>> BEGIN Data provided

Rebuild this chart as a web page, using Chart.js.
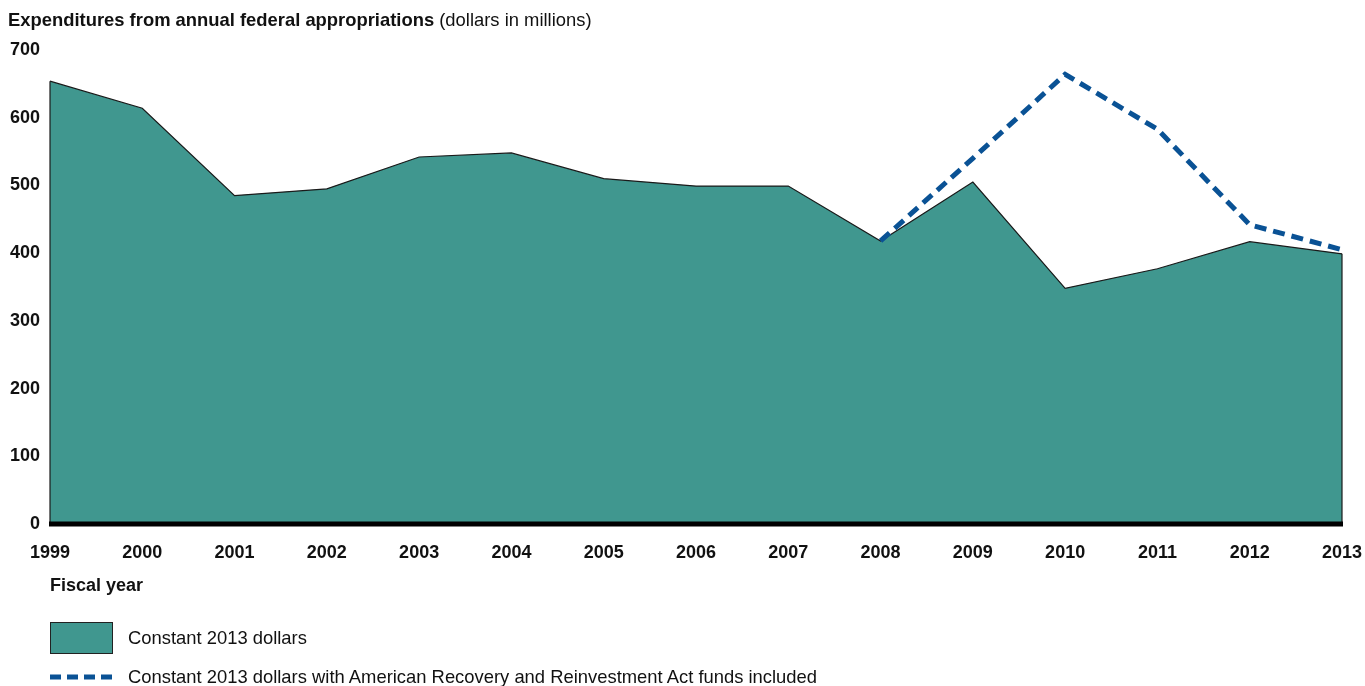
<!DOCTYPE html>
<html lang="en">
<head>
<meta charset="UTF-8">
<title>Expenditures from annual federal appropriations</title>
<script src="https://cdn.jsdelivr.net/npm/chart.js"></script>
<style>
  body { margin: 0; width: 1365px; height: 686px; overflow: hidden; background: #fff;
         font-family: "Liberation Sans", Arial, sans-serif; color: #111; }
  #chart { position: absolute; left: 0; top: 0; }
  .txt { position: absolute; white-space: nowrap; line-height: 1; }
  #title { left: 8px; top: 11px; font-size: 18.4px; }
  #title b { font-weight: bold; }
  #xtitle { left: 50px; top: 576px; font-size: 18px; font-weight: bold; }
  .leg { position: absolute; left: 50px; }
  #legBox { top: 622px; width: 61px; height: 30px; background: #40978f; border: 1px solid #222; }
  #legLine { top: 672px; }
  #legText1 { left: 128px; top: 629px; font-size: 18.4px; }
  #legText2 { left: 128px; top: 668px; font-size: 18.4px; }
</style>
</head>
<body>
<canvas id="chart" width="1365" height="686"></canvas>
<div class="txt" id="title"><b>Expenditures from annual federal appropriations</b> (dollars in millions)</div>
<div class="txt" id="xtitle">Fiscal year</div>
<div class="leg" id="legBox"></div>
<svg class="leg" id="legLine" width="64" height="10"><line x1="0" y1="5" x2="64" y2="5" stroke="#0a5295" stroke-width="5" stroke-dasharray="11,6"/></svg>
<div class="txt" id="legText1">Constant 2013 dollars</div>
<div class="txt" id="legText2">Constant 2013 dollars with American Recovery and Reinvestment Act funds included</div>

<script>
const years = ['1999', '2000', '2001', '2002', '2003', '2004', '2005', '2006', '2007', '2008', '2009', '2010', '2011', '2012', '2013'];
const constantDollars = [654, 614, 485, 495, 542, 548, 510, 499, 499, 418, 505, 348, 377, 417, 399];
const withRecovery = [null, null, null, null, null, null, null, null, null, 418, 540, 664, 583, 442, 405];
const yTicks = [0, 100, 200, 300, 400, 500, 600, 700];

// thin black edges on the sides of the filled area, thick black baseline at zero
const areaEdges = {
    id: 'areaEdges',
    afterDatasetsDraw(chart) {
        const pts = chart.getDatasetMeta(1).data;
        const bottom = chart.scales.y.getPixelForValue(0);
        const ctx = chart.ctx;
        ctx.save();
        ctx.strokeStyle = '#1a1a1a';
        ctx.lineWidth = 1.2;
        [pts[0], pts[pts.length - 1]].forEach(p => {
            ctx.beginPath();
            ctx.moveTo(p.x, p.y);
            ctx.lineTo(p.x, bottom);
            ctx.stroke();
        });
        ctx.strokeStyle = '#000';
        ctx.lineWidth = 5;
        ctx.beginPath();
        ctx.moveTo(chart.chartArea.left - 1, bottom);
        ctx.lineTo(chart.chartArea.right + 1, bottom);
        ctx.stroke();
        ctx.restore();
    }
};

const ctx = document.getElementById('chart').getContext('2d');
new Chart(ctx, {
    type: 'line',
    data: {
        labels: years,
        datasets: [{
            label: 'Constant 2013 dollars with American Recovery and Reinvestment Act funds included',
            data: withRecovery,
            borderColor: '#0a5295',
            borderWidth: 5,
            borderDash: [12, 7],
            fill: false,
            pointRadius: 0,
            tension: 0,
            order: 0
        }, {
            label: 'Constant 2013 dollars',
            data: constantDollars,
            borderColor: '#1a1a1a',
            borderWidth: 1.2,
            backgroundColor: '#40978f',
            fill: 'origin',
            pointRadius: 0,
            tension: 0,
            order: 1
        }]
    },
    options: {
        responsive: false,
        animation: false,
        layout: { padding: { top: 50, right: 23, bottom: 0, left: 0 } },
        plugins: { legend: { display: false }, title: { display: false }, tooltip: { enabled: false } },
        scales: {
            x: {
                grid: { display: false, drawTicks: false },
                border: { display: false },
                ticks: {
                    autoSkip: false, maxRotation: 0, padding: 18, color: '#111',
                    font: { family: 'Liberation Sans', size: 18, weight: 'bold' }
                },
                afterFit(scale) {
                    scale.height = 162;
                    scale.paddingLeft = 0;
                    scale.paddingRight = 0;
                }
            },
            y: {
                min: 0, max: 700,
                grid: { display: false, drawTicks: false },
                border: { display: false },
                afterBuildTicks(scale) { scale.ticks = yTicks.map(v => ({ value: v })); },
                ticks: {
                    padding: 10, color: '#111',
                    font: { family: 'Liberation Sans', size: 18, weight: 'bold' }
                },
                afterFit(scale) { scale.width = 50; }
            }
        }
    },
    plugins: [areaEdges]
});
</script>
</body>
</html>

>> END Data provided

Your objective
Give back the whole listing as it stands, minus its pictures.

Correct result
Rebuild this chart as a web page, using Chart.js.
<!DOCTYPE html>
<html lang="en">
<head>
<meta charset="UTF-8">
<title>Expenditures from annual federal appropriations</title>
<script src="https://cdn.jsdelivr.net/npm/chart.js"></script>
<style>
  body { margin: 0; width: 1365px; height: 686px; overflow: hidden; background: #fff;
         font-family: "Liberation Sans", Arial, sans-serif; color: #111; }
  #chart { position: absolute; left: 0; top: 0; }
  .txt { position: absolute; white-space: nowrap; line-height: 1; }
  #title { left: 8px; top: 11px; font-size: 18.4px; }
  #title b { font-weight: bold; }
  #xtitle { left: 50px; top: 576px; font-size: 18px; font-weight: bold; }
  .leg { position: absolute; left: 50px; }
  #legBox { top: 622px; width: 61px; height: 30px; background: #40978f; border: 1px solid #222; }
  #legLine { top: 672px; }
  #legText1 { left: 128px; top: 629px; font-size: 18.4px; }
  #legText2 { left: 128px; top: 668px; font-size: 18.4px; }
</style>
</head>
<body>
<canvas id="chart" width="1365" height="686"></canvas>
<div class="txt" id="title"><b>Expenditures from annual federal appropriations</b> (dollars in millions)</div>
<div class="txt" id="xtitle">Fiscal year</div>
<div class="leg" id="legBox"></div>
<svg class="leg" id="legLine" width="64" height="10"><line x1="0" y1="5" x2="64" y2="5" stroke="#0a5295" stroke-width="5" stroke-dasharray="11,6"/></svg>
<div class="txt" id="legText1">Constant 2013 dollars</div>
<div class="txt" id="legText2">Constant 2013 dollars with American Recovery and Reinvestment Act funds included</div>

<script>
const years = ['1999', '2000', '2001', '2002', '2003', '2004', '2005', '2006', '2007', '2008', '2009', '2010', '2011', '2012', '2013'];
const constantDollars = [654, 614, 485, 495, 542, 548, 510, 499, 499, 418, 505, 348, 377, 417, 399];
const withRecovery = [null, null, null, null, null, null, null, null, null, 418, 540, 664, 583, 442, 405];
const yTicks = [0, 100, 200, 300, 400, 500, 600, 700];

// thin black edges on the sides of the filled area, thick black baseline at zero
const areaEdges = {
    id: 'areaEdges',
    afterDatasetsDraw(chart) {
        const pts = chart.getDatasetMeta(1).data;
        const bottom = chart.scales.y.getPixelForValue(0);
        const ctx = chart.ctx;
        ctx.save();
        ctx.strokeStyle = '#1a1a1a';
        ctx.lineWidth = 1.2;
        [pts[0], pts[pts.length - 1]].forEach(p => {
            ctx.beginPath();
            ctx.moveTo(p.x, p.y);
            ctx.lineTo(p.x, bottom);
            ctx.stroke();
        });
        ctx.strokeStyle = '#000';
        ctx.lineWidth = 5;
        ctx.beginPath();
        ctx.moveTo(chart.chartArea.left - 1, bottom);
        ctx.lineTo(chart.chartArea.right + 1, bottom);
        ctx.stroke();
        ctx.restore();
    }
};

const ctx = document.getElementById('chart').getContext('2d');
new Chart(ctx, {
    type: 'line',
    data: {
        labels: years,
        datasets: [{
            label: 'Constant 2013 dollars with American Recovery and Reinvestment Act funds included',
            data: withRecovery,
            borderColor: '#0a5295',
            borderWidth: 5,
            borderDash: [12, 7],
            fill: false,
            pointRadius: 0,
            tension: 0,
            order: 0
        }, {
            label: 'Constant 2013 dollars',
            data: constantDollars,
            borderColor: '#1a1a1a',
            borderWidth: 1.2,
            backgroundColor: '#40978f',
            fill: 'origin',
            pointRadius: 0,
            tension: 0,
            order: 1
        }]
    },
    options: {
        responsive: false,
        animation: false,
        layout: { padding: { top: 50, right: 23, bottom: 0, left: 0 } },
        plugins: { legend: { display: false }, title: { display: false }, tooltip: { enabled: false } },
        scales: {
            x: {
                grid: { display: false, drawTicks: false },
                border: { display: false },
                ticks: {
                    autoSkip: false, maxRotation: 0, padding: 18, color: '#111',
                    font: { family: 'Liberation Sans', size: 18, weight: 'bold' }
                },
                afterFit(scale) {
                    scale.height = 162;
                    scale.paddingLeft = 0;
                    scale.paddingRight = 0;
                }
            },
            y: {
                min: 0, max: 700,
                grid: { display: false, drawTicks: false },
                border: { display: false },
                afterBuildTicks(scale) { scale.ticks = yTicks.map(v => ({ value: v })); },
                ticks: {
                    padding: 10, color: '#111',
                    font: { family: 'Liberation Sans', size: 18, weight: 'bold' }
                },
                afterFit(scale) { scale.width = 50; }
            }
        }
    },
    plugins: [areaEdges]
});
</script>
</body>
</html>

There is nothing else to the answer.